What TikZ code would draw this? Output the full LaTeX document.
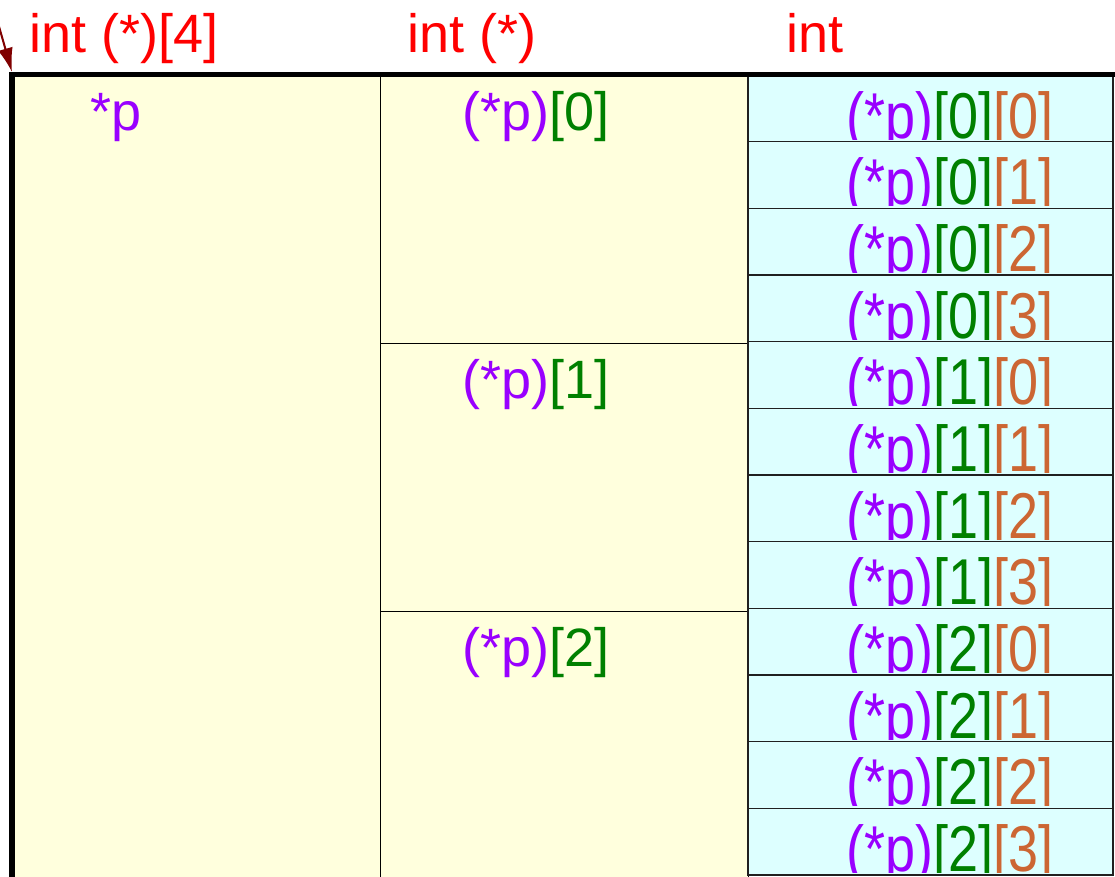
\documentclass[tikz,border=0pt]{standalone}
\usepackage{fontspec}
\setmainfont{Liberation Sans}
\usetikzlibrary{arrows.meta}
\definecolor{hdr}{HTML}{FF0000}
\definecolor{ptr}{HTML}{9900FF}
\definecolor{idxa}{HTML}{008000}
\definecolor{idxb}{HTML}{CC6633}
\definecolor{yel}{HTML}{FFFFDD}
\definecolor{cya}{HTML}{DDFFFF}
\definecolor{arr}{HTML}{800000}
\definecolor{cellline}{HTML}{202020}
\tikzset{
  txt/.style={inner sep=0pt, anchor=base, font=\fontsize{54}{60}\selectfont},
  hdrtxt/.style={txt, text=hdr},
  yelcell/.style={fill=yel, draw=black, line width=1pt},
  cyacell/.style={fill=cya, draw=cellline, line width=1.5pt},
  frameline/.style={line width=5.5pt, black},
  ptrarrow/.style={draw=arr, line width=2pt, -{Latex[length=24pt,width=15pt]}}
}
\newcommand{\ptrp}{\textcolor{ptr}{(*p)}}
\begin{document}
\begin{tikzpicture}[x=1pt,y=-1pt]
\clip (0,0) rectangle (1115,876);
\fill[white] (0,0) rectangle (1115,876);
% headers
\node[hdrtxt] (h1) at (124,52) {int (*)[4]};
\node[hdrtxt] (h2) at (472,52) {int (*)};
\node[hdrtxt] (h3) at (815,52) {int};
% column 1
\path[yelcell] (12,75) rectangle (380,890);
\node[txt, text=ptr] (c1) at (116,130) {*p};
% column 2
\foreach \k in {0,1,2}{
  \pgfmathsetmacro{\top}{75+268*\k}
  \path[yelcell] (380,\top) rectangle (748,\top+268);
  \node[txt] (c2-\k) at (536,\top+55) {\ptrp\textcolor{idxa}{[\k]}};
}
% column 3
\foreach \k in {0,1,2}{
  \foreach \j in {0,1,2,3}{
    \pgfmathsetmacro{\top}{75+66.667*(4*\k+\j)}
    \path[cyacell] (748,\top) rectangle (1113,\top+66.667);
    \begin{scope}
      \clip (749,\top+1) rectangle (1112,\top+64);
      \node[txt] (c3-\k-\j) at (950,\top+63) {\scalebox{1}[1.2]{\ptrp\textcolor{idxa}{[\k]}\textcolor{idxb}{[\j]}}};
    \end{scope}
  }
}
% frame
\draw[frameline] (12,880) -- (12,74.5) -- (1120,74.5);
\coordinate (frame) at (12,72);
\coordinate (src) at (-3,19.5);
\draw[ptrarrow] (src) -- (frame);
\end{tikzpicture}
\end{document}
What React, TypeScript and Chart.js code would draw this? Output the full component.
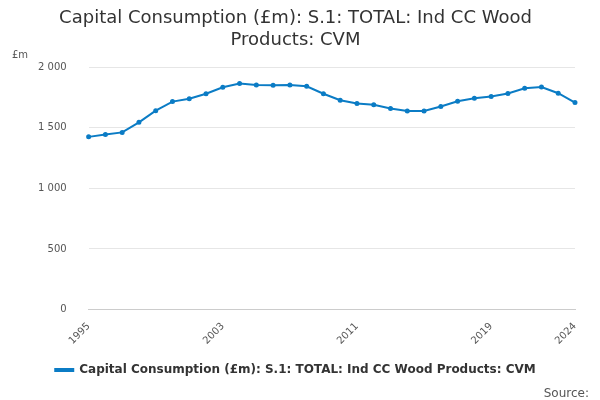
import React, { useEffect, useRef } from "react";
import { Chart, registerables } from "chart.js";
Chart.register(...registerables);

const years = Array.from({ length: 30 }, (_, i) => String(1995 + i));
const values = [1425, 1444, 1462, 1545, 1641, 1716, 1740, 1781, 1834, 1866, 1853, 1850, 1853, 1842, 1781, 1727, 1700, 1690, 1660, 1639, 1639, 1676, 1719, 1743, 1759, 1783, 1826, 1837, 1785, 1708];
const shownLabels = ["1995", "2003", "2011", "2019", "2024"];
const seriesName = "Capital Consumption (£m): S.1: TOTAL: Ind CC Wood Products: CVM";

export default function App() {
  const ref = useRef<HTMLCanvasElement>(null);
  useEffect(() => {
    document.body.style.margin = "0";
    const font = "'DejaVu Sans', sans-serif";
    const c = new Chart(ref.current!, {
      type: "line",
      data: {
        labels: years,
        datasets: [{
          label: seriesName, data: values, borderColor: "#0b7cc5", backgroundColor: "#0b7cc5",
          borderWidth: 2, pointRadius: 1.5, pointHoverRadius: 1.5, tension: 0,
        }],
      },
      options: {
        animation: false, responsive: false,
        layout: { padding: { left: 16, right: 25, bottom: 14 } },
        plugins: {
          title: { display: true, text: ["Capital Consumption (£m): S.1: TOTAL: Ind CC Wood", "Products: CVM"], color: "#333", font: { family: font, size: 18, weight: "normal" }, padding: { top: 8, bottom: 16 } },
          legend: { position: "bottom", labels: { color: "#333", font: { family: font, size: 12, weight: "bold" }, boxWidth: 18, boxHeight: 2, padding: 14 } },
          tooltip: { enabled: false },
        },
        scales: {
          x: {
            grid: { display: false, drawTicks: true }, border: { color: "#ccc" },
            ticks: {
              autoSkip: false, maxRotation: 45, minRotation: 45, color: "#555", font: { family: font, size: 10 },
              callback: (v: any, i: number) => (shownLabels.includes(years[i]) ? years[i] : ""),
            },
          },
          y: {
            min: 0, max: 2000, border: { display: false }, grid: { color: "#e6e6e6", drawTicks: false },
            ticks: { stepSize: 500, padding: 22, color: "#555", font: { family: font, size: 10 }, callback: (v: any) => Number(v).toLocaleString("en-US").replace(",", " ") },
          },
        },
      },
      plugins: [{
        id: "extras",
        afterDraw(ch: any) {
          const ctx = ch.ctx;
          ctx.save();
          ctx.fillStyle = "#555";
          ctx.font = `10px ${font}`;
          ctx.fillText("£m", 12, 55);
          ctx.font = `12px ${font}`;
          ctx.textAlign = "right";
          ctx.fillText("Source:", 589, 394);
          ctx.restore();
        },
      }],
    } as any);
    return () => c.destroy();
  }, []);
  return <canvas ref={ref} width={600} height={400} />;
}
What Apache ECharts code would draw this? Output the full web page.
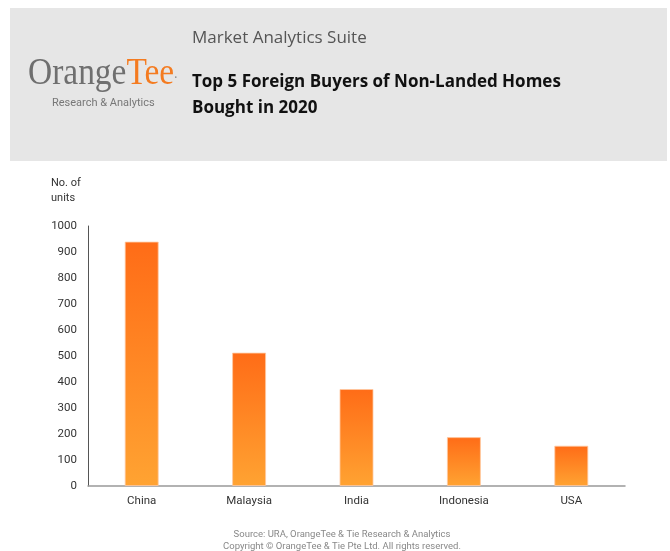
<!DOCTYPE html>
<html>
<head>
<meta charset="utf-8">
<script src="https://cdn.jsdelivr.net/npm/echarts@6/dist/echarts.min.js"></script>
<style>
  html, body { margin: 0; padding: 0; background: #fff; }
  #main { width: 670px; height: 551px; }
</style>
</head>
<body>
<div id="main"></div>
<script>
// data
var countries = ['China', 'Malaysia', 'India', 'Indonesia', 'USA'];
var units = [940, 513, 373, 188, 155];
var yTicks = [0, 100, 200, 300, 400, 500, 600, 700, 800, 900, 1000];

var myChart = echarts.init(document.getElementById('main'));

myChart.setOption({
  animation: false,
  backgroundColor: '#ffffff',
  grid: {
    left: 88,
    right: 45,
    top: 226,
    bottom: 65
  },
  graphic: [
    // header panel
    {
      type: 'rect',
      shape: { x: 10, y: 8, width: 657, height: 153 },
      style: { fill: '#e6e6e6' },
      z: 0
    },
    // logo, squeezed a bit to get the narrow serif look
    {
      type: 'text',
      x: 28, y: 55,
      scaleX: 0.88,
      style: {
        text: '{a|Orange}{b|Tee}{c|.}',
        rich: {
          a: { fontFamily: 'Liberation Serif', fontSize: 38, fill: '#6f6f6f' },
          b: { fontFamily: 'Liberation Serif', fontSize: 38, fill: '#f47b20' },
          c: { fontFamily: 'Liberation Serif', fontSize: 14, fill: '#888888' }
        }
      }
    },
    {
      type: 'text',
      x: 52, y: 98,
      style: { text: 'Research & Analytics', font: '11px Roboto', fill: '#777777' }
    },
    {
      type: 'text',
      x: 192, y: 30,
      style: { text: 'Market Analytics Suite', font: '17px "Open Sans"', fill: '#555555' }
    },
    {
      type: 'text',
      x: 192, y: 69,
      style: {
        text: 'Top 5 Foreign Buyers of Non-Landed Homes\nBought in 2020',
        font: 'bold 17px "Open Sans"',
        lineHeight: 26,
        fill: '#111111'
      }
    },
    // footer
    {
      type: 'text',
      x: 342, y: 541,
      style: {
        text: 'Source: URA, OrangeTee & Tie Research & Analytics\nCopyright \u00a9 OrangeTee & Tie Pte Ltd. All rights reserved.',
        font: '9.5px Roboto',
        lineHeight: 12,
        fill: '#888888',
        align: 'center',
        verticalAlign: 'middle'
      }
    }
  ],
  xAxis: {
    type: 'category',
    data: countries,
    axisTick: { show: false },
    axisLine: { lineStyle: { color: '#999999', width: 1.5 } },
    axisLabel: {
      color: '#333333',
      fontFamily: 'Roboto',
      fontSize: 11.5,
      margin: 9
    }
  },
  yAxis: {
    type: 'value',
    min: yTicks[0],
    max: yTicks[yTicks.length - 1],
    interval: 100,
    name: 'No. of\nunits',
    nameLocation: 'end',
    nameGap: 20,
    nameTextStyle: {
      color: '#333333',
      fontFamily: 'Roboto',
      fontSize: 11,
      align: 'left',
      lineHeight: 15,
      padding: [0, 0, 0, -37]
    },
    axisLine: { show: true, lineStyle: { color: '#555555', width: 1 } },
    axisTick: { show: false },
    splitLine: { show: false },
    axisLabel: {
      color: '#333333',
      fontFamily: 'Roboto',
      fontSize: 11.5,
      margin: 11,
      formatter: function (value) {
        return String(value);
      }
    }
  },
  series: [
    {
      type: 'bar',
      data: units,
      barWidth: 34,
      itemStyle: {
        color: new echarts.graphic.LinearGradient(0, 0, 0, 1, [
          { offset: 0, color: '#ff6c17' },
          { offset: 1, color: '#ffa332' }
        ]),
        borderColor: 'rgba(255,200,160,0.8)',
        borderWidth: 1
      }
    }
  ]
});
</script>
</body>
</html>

Exercise aim
Working from the entries above, reproduce exactly and only the lines beginning with the line that has "What Apache ECharts" and ending with the line that has "var myChart = echarts.init(document.getElementById('main'));"; omit all pictures.

Answer to the problem
What Apache ECharts code would draw this? Output the full web page.
<!DOCTYPE html>
<html>
<head>
<meta charset="utf-8">
<script src="https://cdn.jsdelivr.net/npm/echarts@6/dist/echarts.min.js"></script>
<style>
  html, body { margin: 0; padding: 0; background: #fff; }
  #main { width: 670px; height: 551px; }
</style>
</head>
<body>
<div id="main"></div>
<script>
// data
var countries = ['China', 'Malaysia', 'India', 'Indonesia', 'USA'];
var units = [940, 513, 373, 188, 155];
var yTicks = [0, 100, 200, 300, 400, 500, 600, 700, 800, 900, 1000];

var myChart = echarts.init(document.getElementById('main'));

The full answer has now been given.